Posted by: Walter Lawson | April 8, 2016 12:52 AM
@Walter- it was Lobdell who wrote the backup, not Nicieza, but you're right- he could have made a similar mistake.
Posted by: Michael | April 8, 2016 7:30 AM
Warhawk says the X-Men are responsible for the breakdown of his body, he actually fought against Power Man and Iron Fist twice after his first encounter with the X-Men. He was fine then, so I'm thinking it's very likely the process that gave him his form was breaking down, as it was a sort of test run of Burstein's "Power Man" formula.
Posted by: Andrew Burke | May 26, 2016 2:54 PM
How did Warhawk pierce his ear with impenetrable skin?
Gosh, x-men comics suck. Why would you kill off a cool villain like Warhawk? Sometimes your site depresses me, fnord. Stuff I'd rather not know (no fault of yours of course)
Posted by: kveto | May 26, 2016 3:24 PM
If it helps, Warhawk was rather casually brought back some years later. No one's done anything with him since, though.
Posted by: Omar Karindu | May 27, 2016 5:57 PM
The Maverick back-ups could have been intended for the Drake's comic promotions that ran around this time. You'd find small comics of only a handful of pages stuffed inside boxes of Ring Dings or Devil Dogs. This could account for the odd sized panels and lettering, although I can't imagine why they would chose Maverick to spotlight.

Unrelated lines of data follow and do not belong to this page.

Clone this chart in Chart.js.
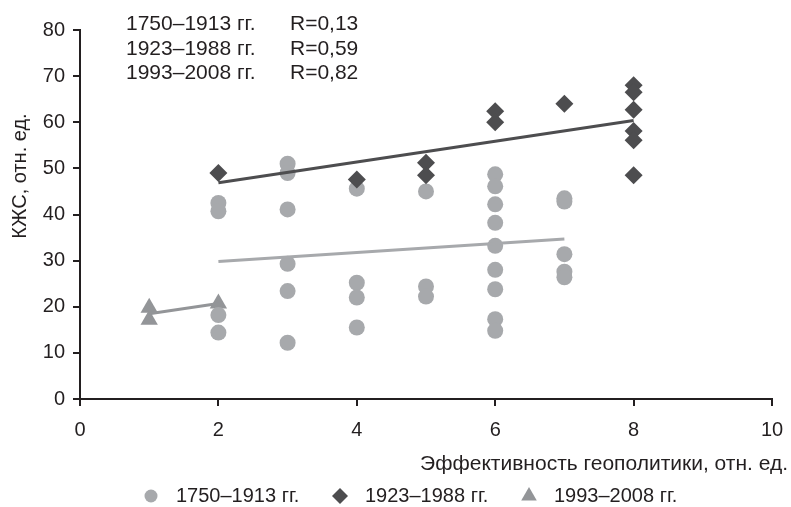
<!DOCTYPE html>
<html lang="ru">
<head>
<meta charset="UTF-8">
<title>КЖС</title>
<script src="https://cdn.jsdelivr.net/npm/chart.js"></script>
<style>
  html, body { margin: 0; padding: 0; background: #fff; }
  #wrap { width: 791px; height: 507px; position: relative; }
</style>
</head>
<body>
<div id="wrap"><canvas id="chart"></canvas></div>
<script>
// series names
const seriesNames = ['1750–1913 гг.', '1923–1988 гг.', '1993–2008 гг.'];
const rValues = ['R=0,13', 'R=0,59', 'R=0,82'];

// 1750–1913 (circles)
const x1 = [2, 2, 2, 2,
            3, 3, 3, 3, 3, 3,
            4, 4, 4, 4,
            5, 5, 5,
            6, 6, 6, 6, 6, 6, 6, 6, 6,
            7, 7, 7, 7, 7];
const y1 = [42.5, 40.7, 18.2, 14.4,
            51.0, 49.0, 41.1, 29.3, 23.4, 12.2,
            45.6, 25.2, 22.0, 15.5,
            45.0, 24.4, 22.2,
            48.7, 46.1, 42.2, 38.2, 33.2, 28.0, 23.8, 17.3, 14.8,
            43.5, 42.8, 31.4, 27.6, 26.4];

// 1923–1988 (diamonds)
const x2 = [2, 4, 5, 5, 6, 6, 7, 8, 8, 8, 8, 8, 8];
const y2 = [49.0, 47.6, 51.2, 48.5, 62.4, 60.0, 64.0, 68.0, 66.5, 62.7, 58.1, 56.1, 48.5];

// 1993–2008 (triangles)
const x3 = [1, 1, 2];
const y3 = [19.8, 17.2, 20.7];

// trend lines (end points)
const trendX1 = [2, 7], trendY1 = [29.8, 34.7];
const trendX2 = [2, 8], trendY2 = [46.9, 60.4];
const trendX3 = [1, 2], trendY3 = [18.5, 20.7];

const xTicks = [0, 2, 4, 6, 8, 10];
const yTicks = [0, 10, 20, 30, 40, 50, 60, 70, 80];

const colCircle = '#a7a9ac';
const colDiamond = '#4d4d4f';
const colTriangle = '#939598';
const textCol = '#231f20';
const FONT = '"Liberation Sans", Arial, sans-serif';

function pts(xs, ys) {
  return xs.map((x, i) => ({x: x, y: ys[i]}));
}

// text, titles and legend
const extras = {
  id: 'extras',
  afterDraw(chart) {
    const ctx = chart.ctx;
    ctx.save();
    ctx.fillStyle = textCol;
    ctx.textBaseline = 'alphabetic';

    ctx.font = '21px ' + FONT;
    ctx.textAlign = 'left';
    const base = [30, 54.5, 78.5];
    seriesNames.forEach((n, i) => {
      ctx.fillText(n, 126, base[i]);
      ctx.fillText(rValues[i], 290, base[i]);
    });

    ctx.font = '21px ' + FONT;
    ctx.textAlign = 'right';
    ctx.fillText('Эффективность геополитики, отн. ед.', 788, 470);

    ctx.save();
    ctx.translate(26, 176);
    ctx.rotate(-Math.PI / 2);
    ctx.textAlign = 'center';
    ctx.font = '20px ' + FONT;
    ctx.fillText('КЖС, отн. ед.', 0, 0);
    ctx.restore();

    // legend
    const marks = [
      {style: 'circle', r: 6.5, col: colCircle, x: 151},
      {style: 'rectRot', r: 8, col: colDiamond, x: 340},
      {style: 'triangle', r: 9, col: colTriangle, x: 529}
    ];
    ctx.font = '20px ' + FONT;
    ctx.textAlign = 'left';
    marks.forEach((m, i) => {
      ctx.fillStyle = m.col;
      Chart.helpers.drawPoint(ctx, {pointStyle: m.style, radius: m.r, rotation: 0, borderWidth: 0}, m.x, 496);
      ctx.fillStyle = textCol;
      ctx.fillText(seriesNames[i], m.x + 25, 502);
    });
    ctx.restore();
  }
};

new Chart(document.getElementById('chart'), {
  type: 'scatter',
  data: {
    datasets: [
      {label: seriesNames[0], data: pts(x1, y1), pointStyle: 'circle', pointRadius: 8,
       backgroundColor: colCircle, borderWidth: 0, order: 3},
      {label: seriesNames[1], data: pts(x2, y2), pointStyle: 'rectRot', pointRadius: 9,
       backgroundColor: colDiamond, borderWidth: 0, order: 2},
      {label: seriesNames[2], data: pts(x3, y3), pointStyle: 'triangle', pointRadius: 10,
       backgroundColor: colTriangle, borderWidth: 0, order: 4},
      {type: 'line', data: pts(trendX1, trendY1), borderColor: colCircle, borderWidth: 3,
       pointRadius: 0, fill: false, order: 1},
      {type: 'line', data: pts(trendX2, trendY2), borderColor: colDiamond, borderWidth: 3,
       pointRadius: 0, fill: false, order: 0},
      {type: 'line', data: pts(trendX3, trendY3), borderColor: colTriangle, borderWidth: 3,
       pointRadius: 0, fill: false, order: 1}
    ]
  },
  options: {
    responsive: true,
    maintainAspectRatio: false,
    animation: false,
    events: [],
    layout: {padding: {top: 30, right: 19, left: 0, bottom: 0}},
    plugins: {legend: {display: false}, tooltip: {enabled: false}, title: {display: false}},
    scales: {
      x: {
        type: 'linear', min: 0, max: 10,
        afterBuildTicks: s => { s.ticks = xTicks.map(v => ({value: v})); },
        afterFit: s => { s.height = 108; s.paddingRight = 0; s.paddingLeft = 0; },
        border: {display: true, color: textCol, width: 2},
        grid: {display: true, drawOnChartArea: false, drawTicks: true, tickLength: 7,
               color: textCol, lineWidth: 2},
        ticks: {color: textCol, font: {family: FONT, size: 20}, padding: 12, maxRotation: 0}
      },
      y: {
        type: 'linear', min: 0, max: 80,
        afterBuildTicks: s => { s.ticks = yTicks.map(v => ({value: v})); },
        afterFit: s => { s.width = 80; },
        border: {display: true, color: textCol, width: 2},
        grid: {display: true, drawOnChartArea: false, drawTicks: true, tickLength: 7,
               color: textCol, lineWidth: 2},
        ticks: {color: textCol, font: {family: FONT, size: 20}, padding: 8}
      }
    }
  },
  plugins: [extras]
});
</script>
</body>
</html>
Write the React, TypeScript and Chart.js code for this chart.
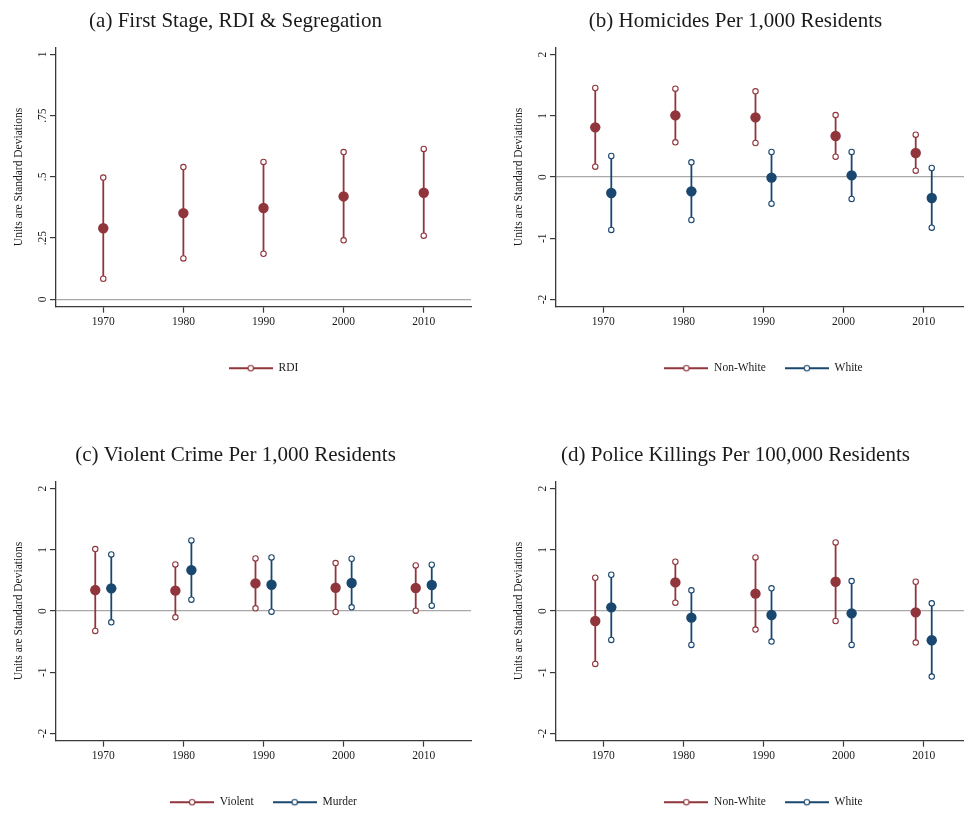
import { useEffect, useRef } from 'react';
import { Chart, registerables } from 'chart.js';

Chart.register(...registerables);

// ---------- data ----------
const years = [1970, 1980, 1990, 2000, 2010];
const xTickLabels = ['1970', '1980', '1990', '2000', '2010'];
const dodge = 1;

const rdiTicks = [0, 0.25, 0.5, 0.75, 1];
const rdiTickLabels = ['0', '.25', '.5', '.75', '1'];
const sdTicks = [-2, -1, 0, 1, 2];
const sdTickLabels = ['-2', '-1', '0', '1', '2'];

// (a) First stage
const rdiEst = [0.29, 0.352, 0.373, 0.42, 0.435];
const rdiLo = [0.084, 0.167, 0.186, 0.241, 0.26];
const rdiHi = [0.497, 0.54, 0.561, 0.601, 0.614];

// (b) Homicides
const homNonWhiteEst = [0.811, 1.007, 0.974, 0.669, 0.392];
const homNonWhiteLo = [0.169, 0.566, 0.555, 0.332, 0.103];
const homNonWhiteHi = [1.453, 1.442, 1.399, 1.012, 0.691];
const homWhiteEst = [-0.261, -0.234, -0.011, 0.027, -0.343];
const homWhiteLo = [-0.865, -0.702, -0.435, -0.359, -0.827];
const homWhiteHi = [0.343, 0.239, 0.408, 0.408, 0.147];

// (c) Violent crime
const violentEst = [0.342, 0.332, 0.451, 0.38, 0.375];
const violentLo = [-0.326, -0.103, 0.043, -0.016, 0.005];
const violentHi = [1.011, 0.761, 0.859, 0.783, 0.745];
const murderEst = [0.37, 0.668, 0.429, 0.457, 0.424];
const murderLo = [-0.185, 0.185, -0.011, 0.06, 0.087];
const murderHi = [0.924, 1.152, 0.875, 0.853, 0.755];

// (d) Police killings
const polNonWhiteEst = [-0.163, 0.467, 0.283, 0.478, -0.022];
const polNonWhiteLo = [-0.864, 0.136, -0.304, -0.163, -0.516];
const polNonWhiteHi = [0.543, 0.804, 0.875, 1.12, 0.478];
const polWhiteEst = [0.06, -0.109, -0.065, -0.038, -0.478];
const polWhiteLo = [-0.473, -0.554, -0.5, -0.554, -1.071];
const polWhiteHi = [0.592, 0.337, 0.37, 0.489, 0.125];

// ---------- styles ----------
const RED = 'rgb(144,53,59)';
const BLUE = 'rgb(26,71,111)';
const TEXT = '#1a1a1a';
const AXIS = '#3a3a3a';
const ZERO = '#a8a8a8';
const FONT = "'Liberation Serif', 'Times New Roman', serif";
const SMALL = 11.5;
const CI_WIDTH = 1.8;

type Series = { label: string; color: string; est: number[]; lo: number[]; hi: number[]; shift: number };
type Panel = {
  title: string;
  series: Series[];
  yMin: number;
  yMax: number;
  yTicks: number[];
  yLabels: string[];
  left: number;
  top: number;
};

const panels: Panel[] = [
  {
    title: '(a) First Stage, RDI & Segregation',
    series: [{ label: 'RDI', color: RED, est: rdiEst, lo: rdiLo, hi: rdiHi, shift: 0 }],
    yMin: -0.03, yMax: 1.0286, yTicks: rdiTicks, yLabels: rdiTickLabels, left: 0, top: 0,
  },
  {
    title: '(b) Homicides Per 1,000 Residents',
    series: [
      { label: 'Non-White', color: RED, est: homNonWhiteEst, lo: homNonWhiteLo, hi: homNonWhiteHi, shift: -dodge },
      { label: 'White', color: BLUE, est: homWhiteEst, lo: homWhiteLo, hi: homWhiteHi, shift: dodge },
    ],
    yMin: -2.118, yMax: 2.118, yTicks: sdTicks, yLabels: sdTickLabels, left: 500, top: 0,
  },
  {
    title: '(c) Violent Crime Per 1,000 Residents',
    series: [
      { label: 'Violent', color: RED, est: violentEst, lo: violentLo, hi: violentHi, shift: -dodge },
      { label: 'Murder', color: BLUE, est: murderEst, lo: murderLo, hi: murderHi, shift: dodge },
    ],
    yMin: -2.118, yMax: 2.118, yTicks: sdTicks, yLabels: sdTickLabels, left: 0, top: 434,
  },
  {
    title: '(d) Police Killings Per 100,000 Residents',
    series: [
      { label: 'Non-White', color: RED, est: polNonWhiteEst, lo: polNonWhiteLo, hi: polNonWhiteHi, shift: -dodge },
      { label: 'White', color: BLUE, est: polWhiteEst, lo: polWhiteLo, hi: polWhiteHi, shift: dodge },
    ],
    yMin: -2.118, yMax: 2.118, yTicks: sdTicks, yLabels: sdTickLabels, left: 500, top: 434,
  },
];

const CANVAS_W = 482;
const CANVAS_H = 384;

function ciPoints(xs: number[], lo: number[], hi: number[], shift: number) {
  const out: { x: number; y: number | null }[] = [];
  xs.forEach((x, i) => {
    out.push({ x: x + shift, y: lo[i] }, { x: x + shift, y: hi[i] }, { x: x + shift, y: null });
  });
  return out;
}

function estPoints(xs: number[], est: number[], shift: number) {
  return xs.map((x, i) => ({ x: x + shift, y: est[i] }));
}

function legendSwatch(color: string) {
  const c = document.createElement('canvas');
  c.width = 44;
  c.height = 10;
  const g = c.getContext('2d')!;
  g.strokeStyle = color;
  g.lineWidth = CI_WIDTH;
  g.beginPath();
  g.moveTo(0, 5);
  g.lineTo(44, 5);
  g.stroke();
  g.beginPath();
  g.arc(22, 5, 2.7, 0, Math.PI * 2);
  g.fillStyle = '#fff';
  g.fill();
  g.lineWidth = 1.1;
  g.stroke();
  return c;
}

const rotatedYTicks = {
  id: 'rotatedYTicks',
  afterDraw(chart: any, _args: any, opts: any) {
    const scale = chart.scales.y;
    const ctx = chart.ctx as CanvasRenderingContext2D;
    ctx.save();
    ctx.fillStyle = TEXT;
    ctx.font = `${SMALL}px ${FONT}`;
    ctx.textAlign = 'center';
    ctx.textBaseline = 'middle';
    scale.ticks.forEach((t: any, i: number) => {
      const y = scale.getPixelForValue(t.value);
      ctx.save();
      ctx.translate(scale.right - 13, y);
      ctx.rotate(-Math.PI / 2);
      ctx.fillText(opts.labels[i], 0, 0);
      ctx.restore();
    });
    ctx.restore();
  },
};

function PanelChart({ panel }: { panel: Panel }) {
  const ref = useRef<HTMLCanvasElement | null>(null);

  useEffect(() => {
    if (!ref.current) return;
    const datasets: any[] = [];
    panel.series.forEach((s) => {
      datasets.push({
        label: s.label + ' est',
        data: estPoints(years, s.est, s.shift),
        showLine: false,
        pointRadius: 5.2,
        pointBackgroundColor: s.color,
        pointBorderColor: s.color,
        pointBorderWidth: 0,
        order: 1,
      });
      datasets.push({
        label: s.label,
        data: ciPoints(years, s.lo, s.hi, s.shift),
        showLine: true,
        spanGaps: false,
        borderColor: s.color,
        borderWidth: CI_WIDTH,
        pointRadius: 2.7,
        pointBackgroundColor: '#ffffff',
        pointBorderColor: s.color,
        pointBorderWidth: 1.1,
        order: 2,
      });
    });

    const chart = new Chart(ref.current, {
      type: 'scatter',
      data: { datasets },
      plugins: [rotatedYTicks as any],
      options: {
        responsive: false,
        animation: false,
        events: [],
        layout: { padding: { top: 0, right: 11, bottom: 0, left: 0 } },
        scales: {
          x: {
            type: 'linear',
            min: 1964.1,
            max: 2015.9,
            afterBuildTicks: (s: any) => {
              s.ticks = years.map((v) => ({ value: v }));
            },
            afterFit: (s: any) => {
              s.height = 36.8;
            },
            ticks: {
              autoSkip: false,
              maxRotation: 0,
              minRotation: 0,
              padding: 2,
              color: TEXT,
              font: { family: FONT, size: SMALL },
              callback: (_v: any, i: number) => xTickLabels[i],
            },
            grid: {
              drawOnChartArea: false,
              drawTicks: true,
              tickLength: 6,
              tickColor: AXIS,
              tickWidth: 1.2,
              color: AXIS,
            },
            border: { display: true, color: AXIS, width: 1.3 },
          },
          y: {
            type: 'linear',
            min: panel.yMin,
            max: panel.yMax,
            afterBuildTicks: (s: any) => {
              s.ticks = panel.yTicks.map((v) => ({ value: v }));
            },
            afterFit: (s: any) => {
              s.width = 56;
            },
            ticks: { display: false },
            grid: {
              drawOnChartArea: true,
              drawTicks: true,
              tickLength: 6,
              tickColor: AXIS,
              tickWidth: 1.2,
              lineWidth: 1.2,
              color: (ctx: any) => (ctx.tick && ctx.tick.value === 0 ? ZERO : 'rgba(0,0,0,0)'),
            },
            border: { display: true, color: AXIS, width: 1.3 },
            title: {
              display: true,
              text: 'Units are Standard Deviations',
              color: TEXT,
              font: { family: FONT, size: SMALL },
              padding: { top: 11.6, bottom: 0 },
            },
          },
        },
        plugins: {
          tooltip: { enabled: false },
          title: {
            display: true,
            text: panel.title,
            color: TEXT,
            font: { family: FONT, size: 21, weight: 'normal' },
            padding: { top: 8.5, bottom: 13.6 },
          },
          legend: {
            display: true,
            position: 'bottom',
            fullSize: false,
            labels: {
              usePointStyle: true,
              pointStyleWidth: 44,
              padding: 19,
              color: TEXT,
              font: { family: FONT, size: SMALL },
              generateLabels: () =>
                panel.series.map((s, i) => ({
                  text: s.label,
                  pointStyle: legendSwatch(s.color),
                  fillStyle: s.color,
                  strokeStyle: s.color,
                  fontColor: TEXT,
                  lineWidth: 0,
                  hidden: false,
                  datasetIndex: i * 2 + 1,
                })),
            },
          },
          rotatedYTicks: { labels: panel.yLabels },
        } as any,
      },
    });
    return () => chart.destroy();
  }, [panel]);

  return (
    <canvas
      ref={ref}
      width={CANVAS_W}
      height={CANVAS_H}
      style={{ position: 'absolute', left: panel.left, top: panel.top, width: CANVAS_W, height: CANVAS_H }}
    />
  );
}

export default function App() {
  return (
    <div
      style={{
        position: 'absolute',
        left: 0,
        top: 0,
        width: 964,
        height: 814,
        overflow: 'hidden',
        background: '#ffffff',
      }}
    >
      {panels.map((p, i) => (
        <PanelChart key={i} panel={p} />
      ))}
    </div>
  );
}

Posted by: Jesse | November 30, 2017 1:34 PM
Keep in mind the era. If there was a sensible way to do something, Marvel could be relied upon to do the opposite. So yeah, promote Warhawk and not Cable or (dare I say it) Wolverine or Spider-Man.
Posted by: ChrisW | December 3, 2017 9:43 AM
Promoting Maverick was probably built on the idea that he could be the next Cable or Wolverine. He's an X-books character with kewl guns and a stoic badass attitude, and he even has ties to Weapon X. After Cable took off, why not gamble on Maverick? It wasn't so long after this that he got an ongoing, so clearly someone thought the character had sales potential.
It didn't work out, of course, and Maverick quietly resumed his career as a senator from Arizona.